Current versions of Linux have several different ways to schedule IO activity; one writeup of this is here. The developers of the iSCSI target software that we use have for some time recommended that people switch away from CFQ (the default one) to either the 'deadline' or the 'noop' scheduler to get better performance. Recently I got around to testing this to see if it made a difference in our environment, and it turns out that it does.

(Whether the difference is significant is an open question.)

The specifics of the difference are less interesting than why it happens. According to what I've gathered from the developers, this is what is going on:

CFQ is the 'completely fair queuing' scheduler. Its goal is to fairly schedule IO between multiple contending processes, so that each gets its fair share of disk bandwidth and IO and that one highly active process doesn't lead to long delays for IO from other processes. (This problem has a long history in Unixes, especially once the unified buffer cache appeared.)

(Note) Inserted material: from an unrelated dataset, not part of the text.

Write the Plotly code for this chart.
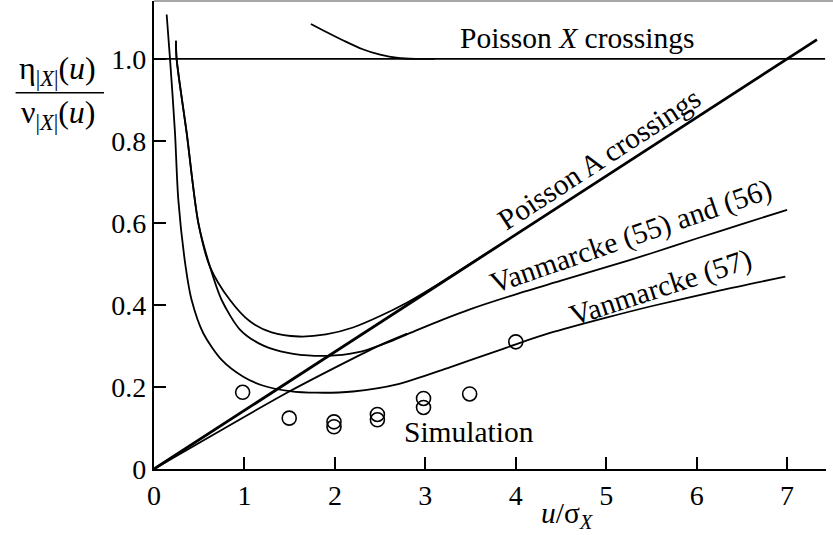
import plotly.graph_objects as go

# ---- data ----
px_level_x = [0.0, 7.42]
px_level_y = [1.0, 1.0]

px_curve_x = [1.735, 1.9, 2.1, 2.3, 2.5, 2.7, 2.9, 3.1]
px_curve_y = [1.085, 1.066, 1.044, 1.024, 1.01, 1.002, 1.0, 1.0]

pa_x = [0.0, 7.33]
pa_y = [0.0, 1.047]

v57_x = [0.14, 0.177, 0.232, 0.269, 0.35, 0.416, 0.545, 0.748, 0.987, 1.21, 1.5,
         1.8, 2.2, 2.7, 3.27, 3.82, 4.0, 4.37, 5.0, 5.52, 6.25, 6.98]
v57_y = [1.108, 1.0, 0.82, 0.656, 0.493, 0.412, 0.331, 0.266, 0.225, 0.203, 0.19,
         0.186, 0.189, 0.207, 0.248, 0.29, 0.304, 0.331, 0.369, 0.398, 0.435, 0.469]

b1_x = [0.243, 0.25, 0.361, 0.49, 0.619, 0.84, 1.06, 1.3, 1.6, 1.9, 2.2,
        2.5, 2.8, 3.1, 3.4, 3.8]
b1_y = [1.044, 1.0, 0.82, 0.6, 0.493, 0.412, 0.36, 0.333, 0.323, 0.328, 0.345,
        0.373, 0.406, 0.445, 0.487, 0.543]

b2_x = [0.243, 0.25, 0.361, 0.49, 0.619, 0.748, 0.95, 1.17, 1.4, 1.7, 2.0,
        2.3, 2.6, 2.9, 3.2, 3.5, 4.0, 4.5, 5.0, 5.5, 6.0, 6.5, 7.0]
b2_y = [1.044, 1.0, 0.82, 0.6, 0.493, 0.412, 0.34, 0.305, 0.287, 0.277, 0.277,
        0.287, 0.31, 0.338, 0.365, 0.39, 0.426, 0.459, 0.492, 0.526, 0.562, 0.597, 0.632]

v55_x = [0.0, 1.48, 2.17, 2.5, 2.8]
v55_y = [0.0, 0.187, 0.266, 0.302, 0.33]

sim_x = [0.98, 1.495, 1.99, 1.99, 2.47, 2.47, 2.98, 2.98, 3.49, 4.0]
sim_y = [0.187, 0.124, 0.115, 0.103, 0.133, 0.12, 0.172, 0.15, 0.183, 0.31]

x_ticks = [0, 1, 2, 3, 4, 5, 6, 7]
x_ticktext = ["0", "1", "2", "3", "4", "5", "6", "7"]
y_ticks = [0, 0.2, 0.4, 0.6, 0.8, 1.0]
y_ticktext = ["0", "0.2", "0.4", "0.6", "0.8", "1.0"]

FONT = "Liberation Serif"
tick_font = dict(family=FONT, size=28, color="black")
lab_font = dict(family=FONT, size=29.5, color="black")
title_font = dict(family=FONT, size=32, color="black")

fig = go.Figure()

def add_line(x, y, w=1.8, shape="spline"):
    fig.add_trace(go.Scatter(x=x, y=y, mode="lines",
                             line=dict(color="black", width=w, shape=shape,
                                       smoothing=0.8),
                             hoverinfo="skip", showlegend=False, cliponaxis=False))

add_line(px_level_x, px_level_y, shape="linear")
add_line(px_curve_x, px_curve_y)
add_line(pa_x, pa_y, 2.8, shape="linear")
add_line(v57_x, v57_y)
add_line(b1_x, b1_y)
add_line(b2_x, b2_y)
add_line(v55_x, v55_y)

fig.add_trace(go.Scatter(x=sim_x, y=sim_y, mode="markers",
                         marker=dict(symbol="circle-open", size=14,
                                     color="black", line=dict(width=1.6)),
                         hoverinfo="skip", showlegend=False, cliponaxis=False))

ann = [
    dict(x=4.68, y=1.05, text="Poisson <i>X</i> crossings", textangle=0),
    dict(x=4.92, y=0.756, text="Poisson A crossings", textangle=-33),
    dict(x=5.27, y=0.567, text="Vanmarcke (55) and (56)", textangle=-19),
    dict(x=5.6, y=0.443, text="Vanmarcke (57)", textangle=-18),
    dict(x=3.48, y=0.091, text="Simulation", textangle=0),
]
annotations = []
for a in ann:
    annotations.append(dict(x=a["x"], y=a["y"], xref="x", yref="y", text=a["text"],
                            textangle=a["textangle"], showarrow=False, font=lab_font,
                            xanchor="center", yanchor="middle"))

# axis titles
annotations.append(dict(x=-0.143, y=0.851, xref="paper", yref="paper",
                        text="η<sub>|<i>X</i>|</sub>(<i>u</i>)", showarrow=False,
                        font=title_font, xanchor="center", yanchor="middle"))
annotations.append(dict(x=-0.143, y=0.757, xref="paper", yref="paper",
                        text="ν<sub>|<i>X</i>|</sub>(<i>u</i>)", showarrow=False,
                        font=title_font, xanchor="center", yanchor="middle"))
annotations.append(dict(x=0.615, y=-0.098, xref="paper", yref="paper",
                        text="<i>u</i>/σ<sub><i>X</i></sub>", showarrow=False,
                        font=lab_font, xanchor="center", yanchor="middle"))

shapes = [
    dict(type="line", xref="paper", yref="paper", x0=-0.206, x1=-0.0744,
         y0=0.804, y1=0.804, line=dict(color="black", width=1.5)),
    dict(type="line", xref="paper", yref="paper", x0=0, x1=1.02,
         y0=1.0, y1=1.0, line=dict(color="#888888", width=1.5)),
]

fig.update_layout(
    width=833, height=535,
    margin=dict(l=154, r=7, t=1, b=66),
    paper_bgcolor="white", plot_bgcolor="white",
    font=tick_font,
    annotations=annotations,
    shapes=shapes,
    xaxis=dict(range=[0, 7.43], tickvals=x_ticks, ticktext=x_ticktext,
               ticks="inside", ticklen=12, tickwidth=1.8, tickcolor="black",
               showline=True, linecolor="black", linewidth=2.2,
               showgrid=False, zeroline=False, tickfont=tick_font),
    yaxis=dict(range=[0, 1.141], tickvals=y_ticks, ticktext=y_ticktext,
               ticks="inside", ticklen=12, tickwidth=1.8, tickcolor="black",
               showline=True, linecolor="black", linewidth=2.2,
               showgrid=False, zeroline=False, tickfont=tick_font),
)

fig.write_html("out.html", config={"displayModeBar": False},
               post_script="document.body.style.margin='0px';")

The problem between CFQ and our iSCSI target software is the target driver uses multiple threads and randomly assigns incoming IO requests to them. Each thread is seen as a separate context by CFQ, and as part of being fair CFQ won't merge contiguous requests together if they're in different CFQ contexts. So the frontend splits up one big IO operating into multiple iSCSI requests (because of, for example, size limits on a single iSCSI request), these iSCSI requests are dispatched to different threads on the backend, and then they are scheduled and completed separately (and thus slower).

(The other case that I can imagine is several different streams of sequential IO requests, such as readaheads on multiple files at once. The target software may well split the IO requests for a given stream across threads, thereby killing any chance of merging them.)

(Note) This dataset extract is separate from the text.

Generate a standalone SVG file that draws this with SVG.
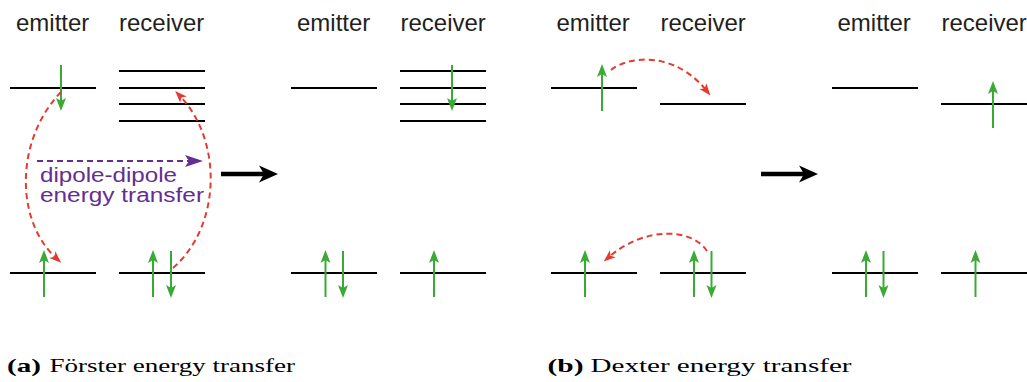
<svg xmlns="http://www.w3.org/2000/svg" width="1027" height="382" viewBox="0 0 1027 382">
<style>
.lvl{stroke:#000;stroke-width:2;fill:none}
.spin{stroke:#3aaa35;stroke-width:2;fill:none;marker-end:url(#gh)}
.red{stroke:#e53a2f;stroke-width:2;fill:none;stroke-dasharray:6 4;marker-end:url(#rh)}
.pur{stroke:#652d90;stroke-width:2;fill:none;stroke-dasharray:6 4;marker-end:url(#ph)}
.big{stroke:#000;stroke-width:4.3;fill:none;marker-end:url(#bh)}
.hd{font-family:"Liberation Sans",Arial,sans-serif;font-size:24px;fill:#231f20}
.pt{font-family:"Liberation Sans",Arial,sans-serif;font-size:20px;fill:#652d90}
.cap{font-family:"Liberation Serif","Times New Roman",serif;font-size:19px;fill:#000}
.capb{font-family:"Liberation Serif","Times New Roman",serif;font-size:19px;font-weight:bold;fill:#000}
</style>
<defs>
<marker id="gh" markerUnits="userSpaceOnUse" viewBox="0 -6 14 12" markerWidth="14" markerHeight="12" refX="5" refY="0" orient="auto" overflow="visible"><path d="M0,-5 L13,0 L0,5 L3,0 Z" fill="#3aaa35"/></marker>
<marker id="rh" markerUnits="userSpaceOnUse" viewBox="0 -6 14 12" markerWidth="14" markerHeight="12" refX="5" refY="0" orient="auto" overflow="visible"><path d="M0,-4.5 L12,0 L0,4.5 L3,0 Z" fill="#e53a2f"/></marker>
<marker id="ph" markerUnits="userSpaceOnUse" viewBox="0 -8 20 16" markerWidth="20" markerHeight="16" refX="12" refY="0" orient="auto" overflow="visible"><path d="M0,-6 L18,0 L0,6 L4,0 Z" fill="#652d90"/></marker>
<marker id="bh" markerUnits="userSpaceOnUse" viewBox="0 -10 20 20" markerWidth="20" markerHeight="20" refX="7" refY="0" orient="auto" overflow="visible"><path d="M0,-8.5 L19,0 L0,8.5 L5,0 Z" fill="#000"/></marker>
</defs>

<!-- Panel (a) Förster, before -->
<g id="forster-before-emitter">
<text class="hd" x="16" y="31">emitter</text>
<line class="lvl" x1="10" y1="88" x2="96" y2="88"/>
<line class="lvl" x1="10" y1="273" x2="96" y2="273"/>
<line class="spin" x1="61" y1="65" x2="61" y2="103"/>
<line class="spin" x1="44" y1="297" x2="44" y2="258"/>
</g>
<g id="forster-before-receiver">
<text class="hd" x="119" y="31">receiver</text>
<line class="lvl" x1="119" y1="71" x2="205" y2="71"/>
<line class="lvl" x1="119" y1="88" x2="205" y2="88"/>
<line class="lvl" x1="119" y1="104" x2="205" y2="104"/>
<line class="lvl" x1="119" y1="121" x2="205" y2="121"/>
<line class="lvl" x1="119" y1="273" x2="205" y2="273"/>
<line class="spin" x1="153" y1="297" x2="153" y2="258"/>
<line class="spin" x1="171" y1="251" x2="171" y2="290"/>
</g>
<g id="dipole-label">
<text class="pt" x="40" y="182" textLength="137" lengthAdjust="spacingAndGlyphs">dipole-dipole</text>
<text class="pt" x="40" y="202" textLength="164" lengthAdjust="spacingAndGlyphs">energy transfer</text>
</g>

<!-- Panel (a) Förster, after -->
<g id="forster-after-emitter">
<text class="hd" x="297" y="31">emitter</text>
<line class="lvl" x1="291" y1="88" x2="377" y2="88"/>
<line class="lvl" x1="291" y1="273" x2="377" y2="273"/>
<line class="spin" x1="325.5" y1="297" x2="325.5" y2="258"/>
<line class="spin" x1="343" y1="251" x2="343" y2="290"/>
</g>
<g id="forster-after-receiver">
<text class="hd" x="400.5" y="31">receiver</text>
<line class="lvl" x1="400" y1="71" x2="486" y2="71"/>
<line class="lvl" x1="400" y1="88" x2="486" y2="88"/>
<line class="lvl" x1="400" y1="104" x2="486" y2="104"/>
<line class="lvl" x1="400" y1="121" x2="486" y2="121"/>
<line class="lvl" x1="400" y1="273" x2="486" y2="273"/>
<line class="spin" x1="452" y1="65" x2="452" y2="103"/>
<line class="spin" x1="434" y1="297" x2="434" y2="258"/>
</g>

<!-- Panel (b) Dexter, before -->
<g id="dexter-before-emitter">
<text class="hd" x="556.5" y="31">emitter</text>
<line class="lvl" x1="551" y1="88" x2="637" y2="88"/>
<line class="lvl" x1="551" y1="273" x2="637" y2="273"/>
<line class="spin" x1="602" y1="111" x2="602" y2="72"/>
<line class="spin" x1="585" y1="297" x2="585" y2="258"/>
</g>
<g id="dexter-before-receiver">
<text class="hd" x="660.5" y="31">receiver</text>
<line class="lvl" x1="660" y1="104" x2="746" y2="104"/>
<line class="lvl" x1="660" y1="273" x2="746" y2="273"/>
<line class="spin" x1="694" y1="297" x2="694" y2="258"/>
<line class="spin" x1="711.5" y1="251" x2="711.5" y2="290"/>
</g>

<!-- Panel (b) Dexter, after -->
<g id="dexter-after-emitter">
<text class="hd" x="837.5" y="31">emitter</text>
<line class="lvl" x1="832" y1="88" x2="918" y2="88"/>
<line class="lvl" x1="832" y1="273" x2="918" y2="273"/>
<line class="spin" x1="866" y1="297" x2="866" y2="258"/>
<line class="spin" x1="883.5" y1="251" x2="883.5" y2="290"/>
</g>
<g id="dexter-after-receiver">
<text class="hd" x="941.5" y="31">receiver</text>
<line class="lvl" x1="941" y1="104" x2="1027" y2="104"/>
<line class="lvl" x1="941" y1="273" x2="1027" y2="273"/>
<line class="spin" x1="993" y1="128" x2="993" y2="89"/>
<line class="spin" x1="975.5" y1="297" x2="975.5" y2="258"/>
</g>

<g id="connectors">
<path class="red" d="M61,92 C15,140 15,220 56,258"/>
<path class="red" d="M173,268 C222,225 222,140 180,96"/>
<path class="pur" d="M37,161 L197,161"/>
<path class="big" d="M221,174 L266,174"/>
<path class="red" d="M611,70 C630,55 675,52 706,90"/>
<path class="red" d="M707,251 C692,228 645,226 609,257"/>
<path class="big" d="M761,174 L806,174"/>
</g>

<g id="captions">
<text class="capb" x="7" y="372" textLength="34" lengthAdjust="spacingAndGlyphs">(a)</text>
<text class="cap" x="49.5" y="372" textLength="245.5" lengthAdjust="spacingAndGlyphs">Förster energy transfer</text>
<text class="capb" x="547.5" y="372" textLength="36" lengthAdjust="spacingAndGlyphs">(b)</text>
<text class="cap" x="590.5" y="372" textLength="261" lengthAdjust="spacingAndGlyphs">Dexter energy transfer</text>
</g>
</svg>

Because the deadline scheduler doesn't attempt fair scheduling this way, it will merge such requests together, which is what we want. My understanding is that it will also try to make sure that no individual request waits too long, which has various potential benefits in our environment.

(We effectively have three or four different logical disks on each physical disk, so we don't want IO to one logical disk to starve the others. This implies that iSCSI cooperating with CFQ with one CFQ context per logical disk/LUN would probably be ideal, since that would fairly divide the disk bandwidth between the LUNs. The IET developers are talking about doing that at some point in the future.)

Having written all this (partly to get it straight in my head), I now wonder if this issue also affects other sorts of disk and fileservers that use threads. The big one would be NFS servers, since I believe that they have a similar thread pool setup.

(Unfortunately I have no Linux NFS servers to do experiments with.)